In *DeCA*, The intra-community density objective is computationally costly and hard to vectorize since the expected edge density is dependent on the community choice. To address this problem, we derive a lower bound of  $D_{intra}$ :

$$\begin{aligned} D_{intra} &\geq \frac{1}{N} \sum_{i,j} \sum_k \left[ A[i,j] - \max_{\kappa} \{d(\kappa)\} \right] R[i,k] R[j,k] \\ &= \frac{1}{N} \sum_{i,j} \sum_k \tilde{A}[i,j] R[i,k] R[j,k] \\ &= \tilde{D}_{intra}, \end{aligned} \quad (20)$$

where  $\tilde{A} = A - \max_{\kappa} d(\kappa) I$  is the extended adjacency matrix, and  $\tilde{D}_{intra} = \inf D_{intra}$  is the lower bound. We use  $\tilde{D}_{intra}$  to replace  $D_{intra}$  in Eq. 9.

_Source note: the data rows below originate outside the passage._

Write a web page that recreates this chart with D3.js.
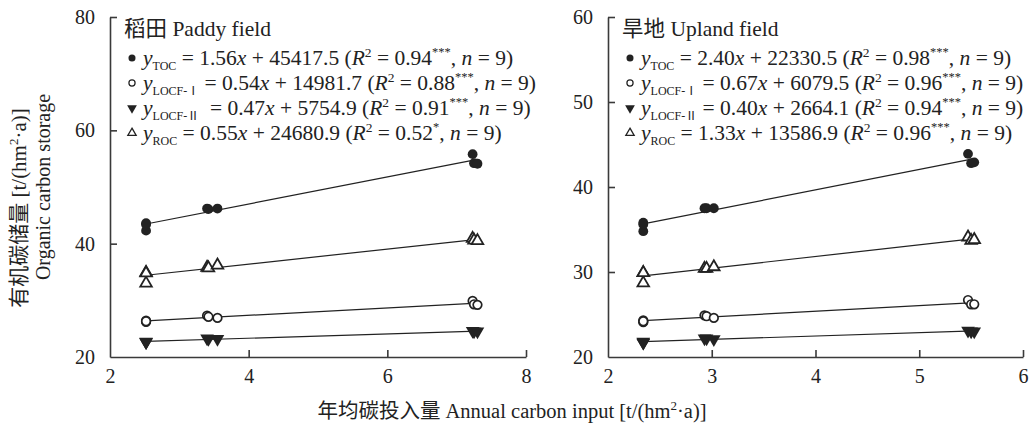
<!DOCTYPE html>
<html>
<head>
<meta charset="utf-8">
<script src="https://cdn.jsdelivr.net/npm/d3@7"></script>
<style>
  html, body { margin: 0; padding: 0; background: #fff; }
  svg { display: block; }
  text { font-family: "Liberation Serif", "Noto Sans CJK SC", serif; fill: #222; }
</style>
</head>
<body>
<svg id="chart" width="1029" height="430"></svg>
<script>
// ---- data ----
const seriesKeys = ["TOC", "LOCF-Ⅰ", "LOCF-Ⅱ", "ROC"];

// paddy field
const paddyX       = [2.52, 2.52, 2.52, 3.40, 3.42, 3.55, 7.23, 7.25, 7.30];
const paddyTOC     = [43.6, 42.3, 43.4, 46.2, 46.1, 46.2, 55.8, 54.2, 54.1];
const paddyLOCF1   = [26.4, 26.2, 26.3, 27.3, 27.1, 26.9, 29.9, 29.3, 29.2];
const paddyLOCF2   = [22.6, 22.6, 22.7, 23.3, 23.2, 23.2, 24.6, 24.5, 24.5];
const paddyROC     = [34.9, 33.0, 34.8, 35.8, 35.7, 36.2, 40.9, 40.6, 40.5];
const paddySlope   = ["1.56", "0.54", "0.47", "0.55"];
const paddyInter   = ["45417.5", "14981.7", "5754.9", "24680.9"];
const paddyR2      = ["0.94", "0.88", "0.91", "0.52"];
const paddySig     = ["***", "***", "***", "*"];
const paddyXTicks  = [2, 4, 6, 8];
const paddyYTicks  = [20, 40, 60, 80];

// upland field
const uplandX      = [2.34, 2.34, 2.34, 2.93, 2.95, 3.02, 5.47, 5.50, 5.53];
const uplandTOC    = [35.8, 34.8, 35.6, 37.5, 37.5, 37.5, 43.9, 42.8, 42.9];
const uplandLOCF1  = [24.3, 24.1, 24.2, 24.9, 24.8, 24.6, 26.7, 26.2, 26.2];
const uplandLOCF2  = [21.7, 21.7, 21.8, 22.2, 22.2, 22.1, 23.1, 23.0, 23.0];
const uplandROC    = [29.9, 28.7, 29.9, 30.4, 30.4, 30.6, 34.1, 33.7, 33.8];
const uplandSlope  = ["2.40", "0.67", "0.40", "1.33"];
const uplandInter  = ["22330.5", "6079.5", "2664.1", "13586.9"];
const uplandR2     = ["0.98", "0.96", "0.94", "0.96"];
const uplandSig    = ["***", "***", "***", "***"];
const uplandXTicks = [2, 3, 4, 5, 6];
const uplandYTicks = [20, 30, 40, 50, 60];

const svg = d3.select("#chart");
const INK = "#222";
const AXIS = "#3a3a3a";

// marker drawing: 0 filled circle, 1 open circle, 2 filled down-triangle, 3 open up-triangle
function marker(sel, i, scale) {
  const s = scale || 1;
  if (i === 0) {
    sel.append("circle").attr("r", 4.9 * s).attr("fill", INK);
  } else if (i === 1) {
    sel.append("circle").attr("r", 4.3 * s).attr("fill", "#fff")
      .attr("stroke", INK).attr("stroke-width", 1.7 * s);
  } else if (i === 2) {
    sel.append("path").attr("d", d3.symbol(d3.symbolTriangle, 80 * s * s)())
      .attr("transform", "rotate(180)").attr("fill", INK);
  } else {
    sel.append("path").attr("d", d3.symbol(d3.symbolTriangle, 58 * s * s)())
      .attr("fill", "#fff").attr("stroke", INK).attr("stroke-width", 1.8 * s);
  }
}

function fit(xs, ys) {
  const mx = d3.mean(xs), my = d3.mean(ys);
  const sxy = d3.sum(xs, (x, i) => (x - mx) * (ys[i] - my));
  const sxx = d3.sum(xs, x => (x - mx) ** 2);
  const b = sxy / sxx;
  return { b, a: my - b * mx };
}

function drawPanel(p) {
  const x = d3.scaleLinear().domain(p.xDomain).range([p.left, p.right]);
  const y = d3.scaleLinear().domain(p.yDomain).range([p.bottom, p.top]);
  const g = svg.append("g");

  // regression lines
  p.series.forEach(ys => {
    const { a, b } = fit(p.xs, ys);
    const x0 = d3.min(p.xs), x1 = d3.max(p.xs);
    g.append("line")
      .attr("x1", x(x0)).attr("y1", y(a + b * x0))
      .attr("x2", x(x1)).attr("y2", y(a + b * x1))
      .attr("stroke", INK).attr("stroke-width", 1.2);
  });

  // points
  p.series.forEach((ys, si) => {
    ys.forEach((v, k) => {
      const m = g.append("g").attr("transform", `translate(${x(p.xs[k])},${y(v)})`);
      marker(m, si);
    });
  });

  // axes (ticks inward)
  const xAxis = g.append("g").attr("transform", `translate(0,${p.bottom})`)
    .call(d3.axisBottom(x).tickValues(p.xTicks).tickFormat(d3.format("d"))
      .tickSizeInner(-7).tickSizeOuter(0).tickPadding(12));
  const yAxis = g.append("g").attr("transform", `translate(${p.left},0)`)
    .call(d3.axisLeft(y).tickValues(p.yTicks).tickFormat(d3.format("d"))
      .tickSizeInner(-7).tickSizeOuter(0).tickPadding(15));
  [xAxis, yAxis].forEach(ax => {
    ax.select(".domain").attr("stroke", AXIS).attr("stroke-width", 1.6);
    ax.selectAll(".tick line").attr("stroke", AXIS).attr("stroke-width", 1.6);
    ax.selectAll(".tick text").attr("font-size", 20)
      .attr("font-family", "Liberation Serif, serif").attr("fill", INK);
  });
  yAxis.selectAll(".tick").filter(d => d === p.yDomain[0]).select("line").remove();
  xAxis.selectAll(".tick").filter(d => d === p.xDomain[0]).select("line").remove();

  // legend
  g.append("text").attr("x", p.legX - 4).attr("y", 36).attr("font-size", 21.5).text(p.title);
  seriesKeys.forEach((key, i) => {
    const cy = 58 + i * 25;
    const m = g.append("g").attr("transform", `translate(${p.legX + 4},${cy})`);
    marker(m, i, 0.72);
    const t = g.append("text").attr("x", p.legX + 15).attr("y", cy + 7).attr("font-size", 21.5);
    t.append("tspan").attr("font-style", "italic").text("y");
    t.append("tspan").attr("font-size", 12).attr("dy", 5).text(key);
    t.append("tspan").attr("dy", -5).text(`${i === 2 && p.extraSpace ? "\u00a0\u00a0" : " "}= ${p.slope[i]}`);
    t.append("tspan").attr("font-style", "italic").text("x");
    t.append("tspan").text(` + ${p.inter[i]} (`);
    t.append("tspan").attr("font-style", "italic").text("R");
    t.append("tspan").attr("font-size", 13.5).attr("dy", -8).text("2");
    t.append("tspan").attr("dy", 8).text(` = ${p.r2[i]}`);
    t.append("tspan").attr("font-size", 12.5).attr("dy", -9).text(p.sig[i]);
    t.append("tspan").attr("dy", 9).text(", ");
    t.append("tspan").attr("font-style", "italic").text("n");
    t.append("tspan").text(" = 9)");
  });
}

drawPanel({
  xs: paddyX, series: [paddyTOC, paddyLOCF1, paddyLOCF2, paddyROC],
  xDomain: [2, 8], yDomain: [20, 80], xTicks: paddyXTicks, yTicks: paddyYTicks,
  left: 110, right: 526, top: 17, bottom: 357,
  title: "稻田 Paddy field", legX: 128,
  slope: paddySlope, inter: paddyInter, r2: paddyR2, sig: paddySig, extraSpace: true
});

drawPanel({
  xs: uplandX, series: [uplandTOC, uplandLOCF1, uplandLOCF2, uplandROC],
  xDomain: [2, 6], yDomain: [20, 60], xTicks: uplandXTicks, yTicks: uplandYTicks,
  left: 608, right: 1023, top: 17, bottom: 357,
  title: "旱地 Upland field", legX: 626,
  slope: uplandSlope, inter: uplandInter, r2: uplandR2, sig: uplandSig, extraSpace: false
});

// axis titles
const yt = svg.append("text").attr("transform", "translate(26,208) rotate(-90)")
  .attr("text-anchor", "middle").attr("font-size", 21);
yt.append("tspan").text("有机碳储量 [t/(hm");
yt.append("tspan").attr("font-size", 13).attr("dy", -8).text("2");
yt.append("tspan").attr("dy", 8).text("·a)]");
svg.append("text").attr("transform", "translate(50,187) rotate(-90)")
  .attr("text-anchor", "middle").attr("font-size", 20).text("Organic carbon storage");

const xt = svg.append("text").attr("x", 512).attr("y", 418)
  .attr("text-anchor", "middle").attr("font-size", 20.5);
xt.append("tspan").text("年均碳投入量 Annual carbon input [t/(hm");
xt.append("tspan").attr("font-size", 13).attr("dy", -8).text("2");
xt.append("tspan").attr("dy", 8).text("·a)]");
</script>
</body>
</html>
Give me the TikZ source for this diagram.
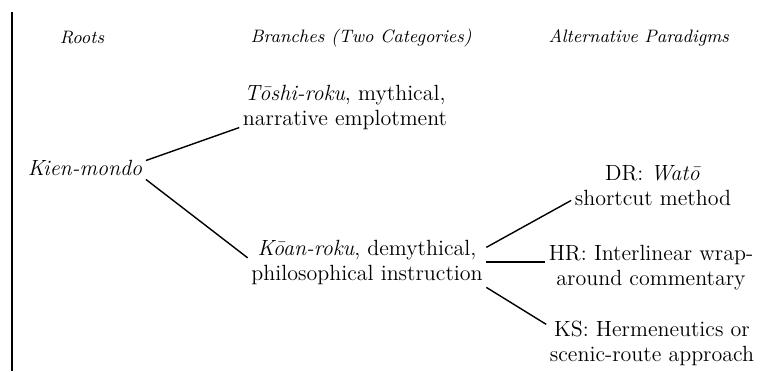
\documentclass[tikz,border=0pt]{standalone}
\usepackage{fontspec}
\usetikzlibrary{positioning}
\tikzset{
  every picture/.style={line width=0.7pt},
  head/.style={font=\fontsize{9}{11}\selectfont\itshape, inner sep=1.5pt},
  item/.style={font=\fontsize{11}{12.5}\selectfont, align=center, inner sep=1.5pt},
  link/.style={draw=black, line width=0.7pt},
}
\begin{document}
\begin{tikzpicture}[x=0.5pt, y=-0.5pt]
  \useasboundingbox (0,0) rectangle (763,371);
  % left rule
  \draw[line width=1pt] (12,12) -- (12,371);
  % column heads
  \node[head] (hroots) at (82,38) {Roots};
  \node[head, anchor=west] (hbranch) at (247,38) {Branches (Two Categories)};
  \node[head, anchor=west] (halt) at (545,38) {Alternative Paradigms};
  % root and the two branches
  \node[item] (kien) at (85,168) {\textit{Kien-mondo}};
  \node[item] (toshi) at (345,107) {\textit{Tōshi-roku}, mythical,\\narrative emplotment};
  \node[item] (koan) at (367,262) {\textit{Kōan-roku}, demythical,\\philosophical instruction};
  % alternative paradigms
  \node[item] (dr) at (653,186) {DR: \textit{Watō}\\shortcut method};
  \node[item] (hr) at (651,268) {HR: Interlinear wrap-\\around commentary};
  \node[item] (ks) at (652,343) {KS: Hermeneutics or\\scenic-route approach};
  \draw[link] (kien.7) -- (toshi.191);
  \draw[link] (kien.south east) -- (koan.178);
  \draw[link] (koan.7) -- (dr.190);
  \draw[link] (koan.east) -- (koan.east -| hr.west);
  \draw[link] (koan.-12) -- (ks.170);
\end{tikzpicture}
\end{document}
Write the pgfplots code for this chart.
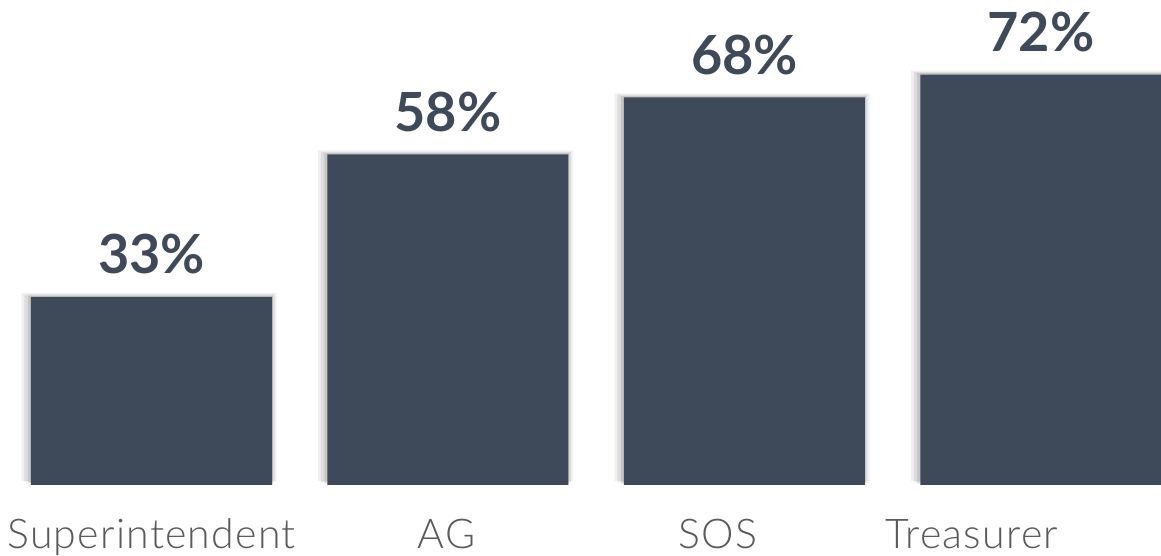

Next, we employ the community density matrix  $F = R'AR$  and  $\tilde{F} = R'\tilde{A}R$  to vectorize the objective  $D_{inter}$  and  $\tilde{D}_{intra}$ . The entry of  $F$  is  $F[u,v] = \sum_i R[i,u] \cdot (AR)[i,v] = \sum_{i,j} A[i,j] R[i,u] R[j,v]$ , which naturally accords with the form of Eq. 7 and Eq. 8. Therefore, these two objectives can be re-formalized as

$$\tilde{D}_{intra} = \frac{1}{N} \text{tr}(\tilde{F}), \quad (21)$$

and

$$D_{inter} = \frac{1}{N(N-1)} \left[ \sum_{i,j} F[i,j] - \text{tr}(F) \right]. \quad (22)$$

Finally, the vectorized *DeCA* objective is

$$\begin{aligned} l_{DeCA}(R) &= \lambda_w D_{inter} - \tilde{D}_{intra} \\ &= \frac{\lambda_w}{N(N-1)} \left[ \sum_{i,j} F[i,j] - \text{tr}(F) \right] - \frac{1}{N} \text{tr}(\tilde{F}), \end{aligned} \quad (23)$$

which can be directly computed by the CUDA operators [45].